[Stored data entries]

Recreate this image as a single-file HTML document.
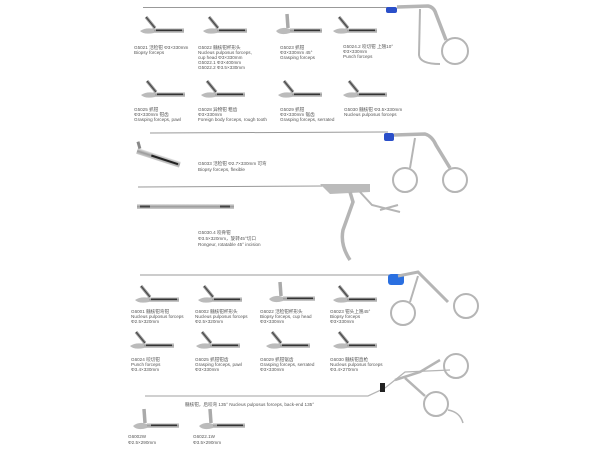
<!DOCTYPE html>
<html><head><meta charset="utf-8"><style>
html,body{margin:0;padding:0;background:#fff;}
svg{display:block}
text{font-family:"Liberation Sans","Noto Sans CJK SC",sans-serif;font-size:4.6px;fill:#555;}
</style></head><body>
<svg width="600" height="450" viewBox="0 0 600 450" xmlns="http://www.w3.org/2000/svg">
<defs>
<linearGradient id="m" x1="0" y1="0" x2="0" y2="1">
<stop offset="0" stop-color="#e8e8e8"/><stop offset="0.5" stop-color="#9a9a9a"/><stop offset="1" stop-color="#d0d0d0"/></linearGradient>
<g id="h">
<rect x="0" y="0" width="32" height="5" fill="url(#m)"/>
<rect x="4" y="1.5" width="26" height="1.6" fill="#333"/>
<path d="M3 0 L-6 -11" stroke="#999" stroke-width="3.2"/>
<path d="M3 0 L-6 -11" stroke="#444" stroke-width="1"/>
<path d="M-12 3 Q-6 -1 2 1 L2 5 Q-8 7 -12 3Z" fill="#bbb"/>
</g>
<g id="hv">
<rect x="0" y="0" width="32" height="5" fill="url(#m)"/>
<rect x="4" y="1.5" width="26" height="1.6" fill="#333"/>
<path d="M-2 0 L-3 -14" stroke="#aaa" stroke-width="3.5"/>
<path d="M-14 3 Q-8 -2 0 1 L0 5 Q-10 8 -14 3Z" fill="#bbb"/>
</g>
</defs>

<!-- top instrument 1 -->
<line x1="143" y1="7.5" x2="392" y2="7.5" stroke="#999" stroke-width="1"/>
<rect x="386" y="7" width="11" height="6" rx="2" fill="#2a4fc9"/>
<path d="M397 7 L428 6 Q434 7 436 14 L446 40" stroke="#b5b5b5" stroke-width="3.5" fill="none"/>
<path d="M420 9 L419 55 Q420 64 440 64" stroke="#b5b5b5" stroke-width="2" fill="none"/>
<circle cx="455" cy="51" r="13" fill="none" stroke="#b5b5b5" stroke-width="2"/>

<use href="#h" x="152" y="28"/>
<use href="#h" x="215" y="28"/>
<use href="#hv" x="290" y="28"/>
<use href="#h" x="345" y="28"/>
<use href="#h" x="153" y="92"/>
<use href="#h" x="213" y="92"/>
<use href="#h" x="290" y="92"/>
<use href="#h" x="355" y="92"/>

<text x="134" y="49">G5021 活检钳 Φ3×330mm</text>
<text x="134" y="54">Biopsy forceps</text>
<text x="198" y="49">G5022 髓核钳杯形头</text>
<text x="198" y="54">Nucleus pulposus forceps,</text>
<text x="198" y="59">cup head Φ3×330mm</text>
<text x="198" y="64">G5022.1 Φ3×400mm</text>
<text x="198" y="69">G5022.2 Φ3.5×330mm</text>
<text x="280" y="49">G5023 抓钳</text>
<text x="280" y="54">Φ3×330mm 45°</text>
<text x="280" y="59">Grasping forceps</text>
<text x="343" y="48">G5024.2 咬切钳 上翘10°</text>
<text x="343" y="53">Φ3×330mm</text>
<text x="343" y="58">Punch forceps</text>
<text x="134" y="111">G5025 抓钳</text>
<text x="134" y="116">Φ3×330mm 钳齿</text>
<text x="134" y="121">Grasping forceps, pawl</text>
<text x="198" y="111">G5028 异物钳 粗齿</text>
<text x="198" y="116">Φ3×330mm</text>
<text x="198" y="121">Foreign body forceps, rough tooth</text>
<text x="280" y="111">G5029 抓钳</text>
<text x="280" y="116">Φ3×330mm 锯齿</text>
<text x="280" y="121">Grasping forceps, serrated</text>
<text x="344" y="111">G5030 髓核钳 Φ3.5×330mm</text>
<text x="344" y="116">Nucleus pulposus forceps</text>

<!-- instrument 2 -->
<line x1="150" y1="133" x2="388" y2="132" stroke="#999" stroke-width="1"/>
<rect x="384" y="133" width="10" height="8" rx="2" fill="#2a4fc9"/>
<path d="M394 135 L425 134 Q432 136 436 145 L450 168" stroke="#b5b5b5" stroke-width="3.5" fill="none"/>
<path d="M415 138 L410 168" stroke="#b5b5b5" stroke-width="2" fill="none"/>
<circle cx="405" cy="180" r="12" fill="none" stroke="#b5b5b5" stroke-width="2"/>
<circle cx="455" cy="180" r="12" fill="none" stroke="#b5b5b5" stroke-width="2"/>
<g transform="translate(138,148) rotate(18)">
<rect x="0" y="0" width="45" height="6" fill="url(#m)"/><rect x="15" y="2" width="28" height="2" fill="#222"/>
<path d="M2 0 L-2 -6" stroke="#888" stroke-width="3"/></g>
<text x="198" y="165">G5033 活检钳 Φ2.7×330mm 可弯</text>
<text x="198" y="171">Biopsy forceps, flexible</text>

<!-- rongeur -->
<line x1="138" y1="187" x2="325" y2="186" stroke="#999" stroke-width="1"/>
<path d="M320 184 L370 184 L370 192 L330 194 Z" fill="#bbb"/>
<path d="M350 192 L353 202 L343 230 Q340 245 350 260" stroke="#b5b5b5" stroke-width="3.5" fill="none"/>
<path d="M360 192 L372 205 L400 212 M380 210 L398 205" stroke="#b5b5b5" stroke-width="2" fill="none"/>
<rect x="137" y="204" width="97" height="5" fill="url(#m)"/>
<rect x="140" y="205.5" width="10" height="2" fill="#444"/><rect x="220" y="205.5" width="10" height="2" fill="#444"/>
<text x="198" y="234">G5030.4 咬骨钳</text>
<text x="198" y="240">Φ3.5×320mm，旋转45°切口</text>
<text x="198" y="246">Rongeur, rotatable 45° incision</text>

<!-- instrument 3 -->
<line x1="140" y1="275" x2="395" y2="275" stroke="#999" stroke-width="1"/>
<rect x="388" y="274" width="16" height="11" rx="3" fill="#2a6fe0"/>
<path d="M398 276 L418 272 L448 302" stroke="#b5b5b5" stroke-width="3" fill="none"/>
<path d="M418 276 L410 302" stroke="#b5b5b5" stroke-width="2" fill="none"/>
<circle cx="403" cy="313" r="12" fill="none" stroke="#b5b5b5" stroke-width="2"/>
<circle cx="466" cy="306" r="12" fill="none" stroke="#b5b5b5" stroke-width="2"/>

<use href="#h" x="147" y="297"/>
<use href="#h" x="210" y="297"/>
<use href="#hv" x="283" y="296"/>
<use href="#h" x="345" y="297"/>
<use href="#h" x="142" y="343"/>
<use href="#h" x="208" y="343"/>
<use href="#h" x="278" y="343"/>
<use href="#h" x="345" y="343"/>

<text x="131" y="313">G6001 髓核钳弯钳</text>
<text x="131" y="318">Nucleus pulposus forceps</text>
<text x="131" y="323">Φ2.5×320mm</text>
<text x="195" y="313">G6002 髓核钳杯形头</text>
<text x="195" y="318">Nucleus pulposus forceps</text>
<text x="195" y="323">Φ2.5×320mm</text>
<text x="260" y="313">G6022 活检钳杯形头</text>
<text x="260" y="318">Biopsy forceps, cup head</text>
<text x="260" y="323">Φ3×330mm</text>
<text x="330" y="313">G6023 钳头上翘45°</text>
<text x="330" y="318">Biopsy forceps</text>
<text x="330" y="323">Φ3×330mm</text>
<text x="131" y="361">G6024 咬切钳</text>
<text x="131" y="366">Punch forceps</text>
<text x="131" y="371">Φ3.4×330mm</text>
<text x="195" y="361">G6025 抓钳钳齿</text>
<text x="195" y="366">Grasping forceps, pawl</text>
<text x="195" y="371">Φ3×330mm</text>
<text x="260" y="361">G6029 抓钳锯齿</text>
<text x="260" y="366">Grasping forceps, serrated</text>
<text x="260" y="371">Φ3×330mm</text>
<text x="330" y="361">G6030 髓核钳直枪</text>
<text x="330" y="366">Nucleus pulposus forceps</text>
<text x="330" y="371">Φ3.4×270mm</text>

<!-- bottom instrument -->
<path d="M145 396 L368 396 L385 388 L405 372 L450 370" stroke="#b5b5b5" stroke-width="1.3" fill="none"/>
<path d="M395 380 L420 372 L440 360" stroke="#b5b5b5" stroke-width="2.5" fill="none"/>
<path d="M405 378 L425 396" stroke="#b5b5b5" stroke-width="2.5" fill="none"/>
<rect x="380" y="383" width="5" height="9" fill="#222"/>
<circle cx="456" cy="366" r="12" fill="none" stroke="#b5b5b5" stroke-width="2"/>
<circle cx="436" cy="404" r="12" fill="none" stroke="#b5b5b5" stroke-width="2"/>
<path d="M448 410 Q460 412 463 423" stroke="#b5b5b5" stroke-width="1.5" fill="none"/>
<text x="185" y="406">髓核钳，后咬弯 135° Nucleus pulposus forceps, back-end 135°</text>

<use href="#hv" x="147" y="423"/>
<use href="#hv" x="213" y="423"/>
<text x="128" y="438">G6002W</text>
<text x="128" y="444">Φ2.5×290mm</text>
<text x="193" y="438">G6022.1W</text>
<text x="193" y="444">Φ3.5×290mm</text>
</svg>
</body></html>
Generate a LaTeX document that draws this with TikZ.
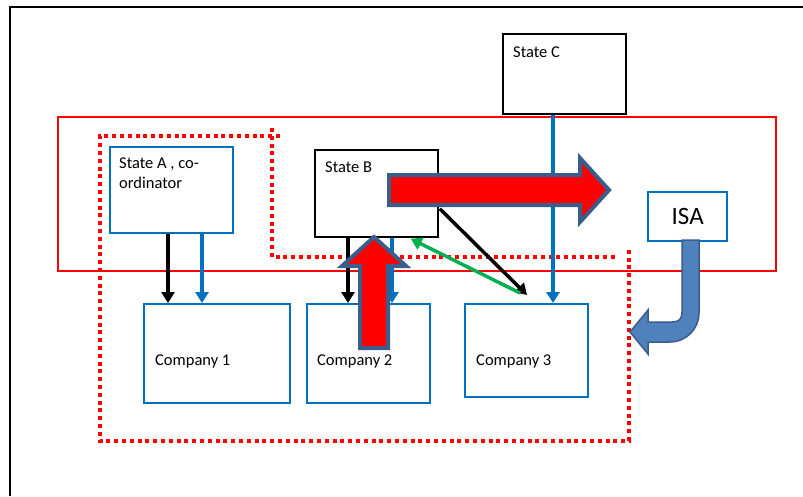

## PROBLEM TO SOLVE
Scan the entries above for the word "this" and collect each line holding it.

## TASK OUTPUT
Recreate this image as a single-file HTML document.
Generate a LaTeX document that draws this with TikZ.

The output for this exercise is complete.